Guberman’s drums can be heard on Akvarium’s classic albums “Elektrichestvo” (Electricity), which featured the band’s Tbilisi live set and a number of studio tracks, and “Radio Africa.” The two albums were released as self-produced reel-to-reel tapes in 1981 and 1983 respectively.
Guberman continued to play with other jazz and rock outfits, most notably rhythm-and-blues band Zoopark, until moving to Moscow in 1982, where he performed with the jazz bands Allegro and Igor Butman Quintet.
His reputation was so immense that Akvarium’s long-time drummer Pyotr Troshchenkov, who joined the band after Guberman finally left in 1982, used the pseudonym “Pyotr Guberman” for some time.
Guberman emigrated in December 1987 — just before the Russian rock breakthrough, when formerly underground bands started to play stadiums.
“I just had to leave, I simply couldn’t stay in Russia any longer,” said Guberman. “It didn’t matter to me at all where to, and by pure chance, I married a Dutch girl and found myself in Holland.”
In a later interview, Guberman explained his return to St.
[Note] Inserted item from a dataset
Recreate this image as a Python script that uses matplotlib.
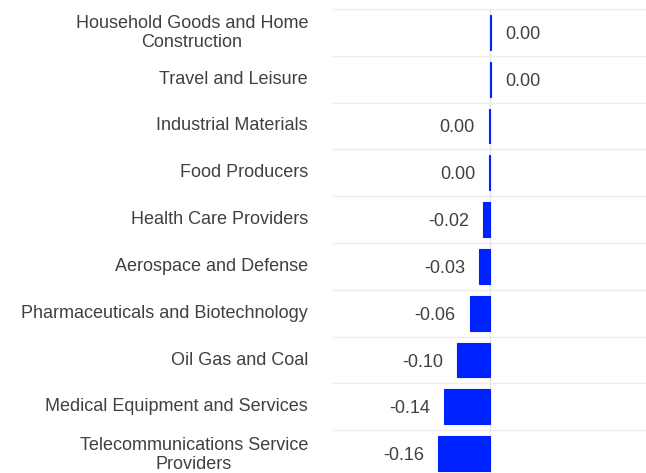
import matplotlib.pyplot as plt
import matplotlib.transforms as mtransforms

plt.rcParams['font.family'] = ['Liberation Sans', 'DejaVu Sans']

categories = ["Household Goods and Home\nConstruction", "Travel and Leisure",
              "Industrial Materials", "Food Producers", "Health Care Providers",
              "Aerospace and Defense", "Pharmaceuticals and Biotechnology",
              "Oil Gas and Coal", "Medical Equipment and Services",
              "Telecommunications Service\nProviders"]
values = [0.004, 0.004, -0.004, -0.003, -0.022, -0.034, -0.064, -0.103, -0.144, -0.163]
labels = ["0.00", "0.00", "0.00", "0.00", "-0.02", "-0.03", "-0.06", "-0.10", "-0.14", "-0.16"]

txt = "#404040"
fig = plt.figure(figsize=(6.46, 4.73), dpi=100)
ax = fig.add_axes([333/646, (473 - 9 - 468)/473, 313/646, 468/473])

y = list(range(len(categories)))
ax.barh(y, values, height=0.74, color="#0022ff", edgecolor="#0022ff", lw=0.8, zorder=3)
ax.set_ylim(len(categories) - 0.5, -0.5)
ax.set_xlim(-0.492, 0.489)

# row separators and zero line
for b in range(len(categories) + 1):
    ax.axhline(b - 0.5, color="#ececec", lw=1, zorder=1)
ax.axvline(0, color="#e4e4e4", lw=1, zorder=2)

for i, (v, lab) in enumerate(zip(values, labels)):
    if v >= 0:
        ax.annotate(lab, (v, i), xytext=(10, 0), textcoords="offset points",
                    ha="left", va="center_baseline", fontsize=13, color=txt)
    else:
        ax.annotate(lab, (v, i), xytext=(-10, 0), textcoords="offset points",
                    ha="right", va="center_baseline", fontsize=13, color=txt)

ax.set_yticks(y)
ax.set_yticklabels(categories, fontsize=13, color=txt, multialignment="center",
                   linespacing=1.15)
ax.tick_params(axis="y", length=0, pad=18)
shift = mtransforms.ScaledTranslation(0, 2/100, fig.dpi_scale_trans)
for t in ax.get_yticklabels():
    t.set_transform(t.get_transform() + shift)
ax.set_xticks([])
for s in ax.spines.values():
    s.set_visible(False)

fig.savefig("out.png", dpi=100)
Petersburg in 2004 as being due to his feeling of remaining a foreigner despite having lived in the Netherlands for 17 years.
Recently, he performed in St. Petersburg clubs with a band called Shaggy Train.
Guberman chose the drums because of Ringo Starr — and he admitted to knowing the drum parts to every Beatles song by heart. Speaking about his favorite drummers, he also mentioned Simon Kirke (Free), Bobby Colomby (Blood, Sweat and Tears), Terry Bozzio (Frank Zappa), Paul Hammond (Atomic Rooster), Charlie Watts (The Rolling Stones) and American jazz drummer Tony Williams, among others.
“I never liked drum solos — I can play those solos, but it’s somehow not very interesting,” Guberman said.
“I like to play with people. I like it when people play music together. How people react to each other. I can play guitar and I can play bass, which is my favorite instrument. But drums are something else.”
Guberman was buried at the city’s Krasnenkoye Cemetery on Jan. 4. The cause of death has not been announced.